What is Experimental Design?¶

In an experiment, we deliberately change one or more process variables (or factors) in order to observe the effect the changes have on one or more response variables. The (statistical) design of experiments (DOE) is an efficient procedure for planning experiments so that the data obtained can be analyzed to yield valid and objective conclusions.

DOE begins with determining the objectives of an experiment and selecting the process factors for the study. An Experimental Design is the laying out of a detailed experimental plan in advance of doing the experiment. Well chosen experimental designs maximize the amount of information that can be obtained for a given amount of experimental effort.

The statistical theory underlying DOE generally begins with the concept of process models.

Process Models for DOE¶

It is common to begin with a process model of the black box type, with several discrete or continuous input factors that can be controlled--that is, varied at will by the experimenter--and one or more measured output responses. The output responses are assumed continuous. Experimental data are used to derive an empirical (approximation) model linking the outputs and inputs. These empirical models generally contain first and second-order terms.

Often the experiment has to account for a number of uncontrolled factors that may be discrete, such as different machines or operators, and/or continuous such as ambient temperature or humidity. Figure 1 illustrates this situation.

Figure 1: A Black Box Process Model Schematic

The most common empirical models fit to the experimental data take either a linear form or quadratic form.

A linear model with two factors, $X_1$ and $X_2$, can be written as $$ Y = \beta_0 + \beta_1 X_1 + \beta_2 X_2 + \beta_{12} X_1 X_2 + \text{experimental error} $$

Here, $Y$ is the response for given levels of the main effects $X_1$ and $X_2$ and the $X_1X_2$ term is included to account for a possible interaction effect between $X_1$ and $X_2$. The constant $\beta_0$ is the response of $Y$ when both main effects are 0.

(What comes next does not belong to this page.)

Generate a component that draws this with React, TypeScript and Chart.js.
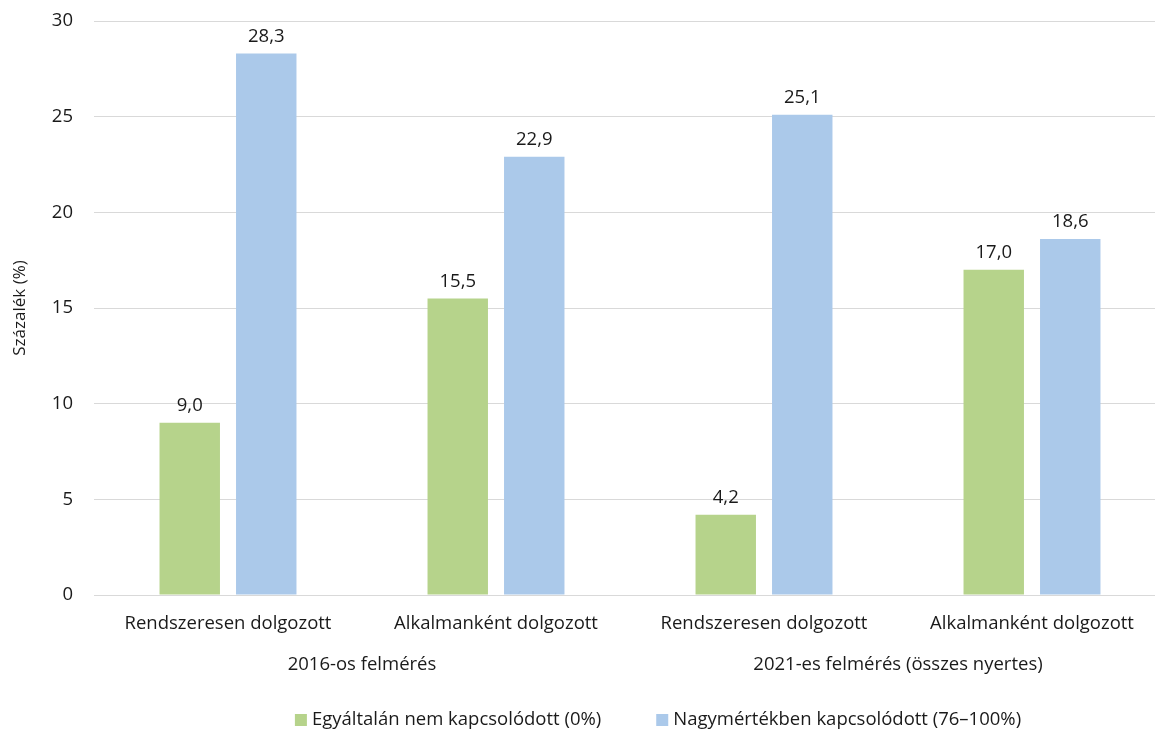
import React, { useEffect, useRef } from "react";
import { Chart, registerables } from "chart.js";

Chart.register(...registerables);

const categories = [
  "Rendszeresen dolgozott",
  "Alkalmanként dolgozott",
  "Rendszeresen dolgozott",
  "Alkalmanként dolgozott",
];
const groupLabels = ["2016-os felmérés", "2021-es felmérés (összes nyertes)"];
const seriesNames = [
  "Egyáltalán nem kapcsolódott (0%)",
  "Nagymértékben kapcsolódott (76–100%)",
];
const notConnected = [9.0, 15.5, 4.2, 17.0];
const highlyConnected = [28.3, 22.9, 25.1, 18.6];
const yTicks = [0, 5, 10, 15, 20, 25, 30];

const GREEN = "#B6D38B";
const BLUE = "#ABC9EA";
const TEXT = "#1a1a1a";
const FONT = "'Open Sans', Lato, sans-serif";
const FS = 18.5;

const valueLabels = {
  id: "valueLabels",
  afterDatasetsDraw(chart: any) {
    const ctx = chart.ctx;
    ctx.save();
    ctx.font = `${FS}px ${FONT}`;
    ctx.fillStyle = TEXT;
    ctx.textAlign = "center";
    ctx.textBaseline = "middle";
    chart.data.datasets.forEach((ds: any, i: number) => {
      const meta = chart.getDatasetMeta(i);
      meta.data.forEach((el: any, j: number) => {
        const v = ds.data[j] as number;
        ctx.fillText(v.toFixed(1).replace(".", ","), el.x, el.y - 17);
      });
    });
    ctx.restore();
  },
};

const customLegend = {
  id: "customLegend",
  afterDraw(chart: any) {
    const ctx = chart.ctx;
    ctx.save();
    ctx.font = `${FS}px ${FONT}`;
    ctx.textBaseline = "middle";
    ctx.textAlign = "left";
    const box = 12;
    const gap = 5;
    const between = 55;
    const items = chart.data.datasets.map((ds: any) => ({
      label: ds.label as string,
      color: ds.backgroundColor as string,
      w: box + gap + ctx.measureText(ds.label).width,
    }));
    const total = items.reduce((s: number, it: any) => s + it.w, 0) + between * (items.length - 1);
    const center = 658;
    let x = center - total / 2;
    const y = 720;
    items.forEach((it: any) => {
      ctx.fillStyle = it.color;
      ctx.fillRect(x, y - box / 2, box, box);
      ctx.fillStyle = TEXT;
      ctx.fillText(it.label, x + box + gap, y);
      x += it.w + between;
    });
    ctx.restore();
  },
};

export default function App() {
  const ref = useRef<HTMLCanvasElement>(null);
  useEffect(() => {
    if (!ref.current) return;
    const chart = new Chart(ref.current, {
      type: "bar",
      data: {
        labels: categories,
        datasets: [
          {
            label: seriesNames[0],
            data: notConnected,
            backgroundColor: GREEN,
            categoryPercentage: 0.571,
            barPercentage: 0.79,
          },
          {
            label: seriesNames[1],
            data: highlyConnected,
            backgroundColor: BLUE,
            categoryPercentage: 0.571,
            barPercentage: 0.79,
          },
        ],
      },
      options: {
        animation: false,
        responsive: false,
        maintainAspectRatio: false,
        layout: { padding: { top: 21, right: 0, left: 0, bottom: 54 } },
        plugins: {
          legend: { display: false },
          tooltip: { enabled: false },
        },
        scales: {
          x: {
            grid: { display: false, drawTicks: false },
            border: { display: true, color: "#D9D9D9", width: 1 },
            ticks: { color: TEXT, font: { size: FS, family: FONT }, padding: 18, maxRotation: 0, autoSkip: false },
            afterFit: (scale: any) => {
              scale.height = 40;
            },
          },
          x2: {
            type: "category",
            labels: groupLabels,
            position: "bottom",
            grid: { display: false, drawTicks: false },
            border: { display: false },
            ticks: { color: TEXT, font: { size: FS, family: FONT }, padding: 19, maxRotation: 0, autoSkip: false },
            afterFit: (scale: any) => {
              scale.height = 41;
            },
          },
          y: {
            min: 0,
            max: 30,
            afterBuildTicks: (scale: any) => {
              scale.ticks = yTicks.map((v) => ({ value: v }));
            },
            afterFit: (scale: any) => {
              scale.width = 94;
              scale.paddingTop = 0;
              scale.paddingBottom = 0;
            },
            grid: { color: "#D9D9D9", drawTicks: false },
            border: { display: false },
            ticks: { color: TEXT, font: { size: FS, family: FONT }, padding: 21 },
            title: {
              display: true,
              text: "Százalék (%)",
              color: TEXT,
              font: { size: 17, family: FONT },
              padding: { top: 10, bottom: 0 },
            },
          },
        },
      },
      plugins: [valueLabels, customLegend],
    });
    return () => chart.destroy();
  }, []);
  return (
    <div style={{ position: "fixed", left: 0, top: 0, width: 1155, height: 730, overflow: "hidden", background: "#fff" }}>
      <canvas ref={ref} width={1166} height={730} style={{ display: "block" }} />
    </div>
  );
}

For a more complicated example, a linear model with three factors $X_1$, $X_2$, $X_3$ and one response, $Y$, would look like (if all possible terms were included in the model) $$ Y = \beta_0 + \beta_1 X_1 + \beta_2 X_2 + \beta_3 X_3 + \beta_{12} X_1 X_2 + \beta_{13} X_1 X_3 + \beta_{23} X_2 X_3 + \beta_{123} X_1 X_2 X_3 \newline + \text{ experimental error} $$

The three terms with single $X's$ are the main effects. For three factors there are $k(k-1)/2 = 3*2/2 = 3$ two-way interaction terms and 1 three-way interaction term (often omitted for simplicity). When the experimental data are analyzed, all unknown $\beta$ parameters are estimated and the coefficients of the $X$ terms are tested to see which ones are significantly different from 0.

A second-order (quadratic) model (typically used in response surface DOE's when curvature is suspected) does not include the three-way interaction term but adds three squared terms to the linear model, namely $$ \beta_{11} X_1^2 + \beta_{22} X_2^2 + \beta_{33} X_3^2 $$

Note

A full model could include many cross-product (or interaction) terms involving squared $X's$. However, in general these terms are not needed and most DOE software defaults to leaving them out of the model.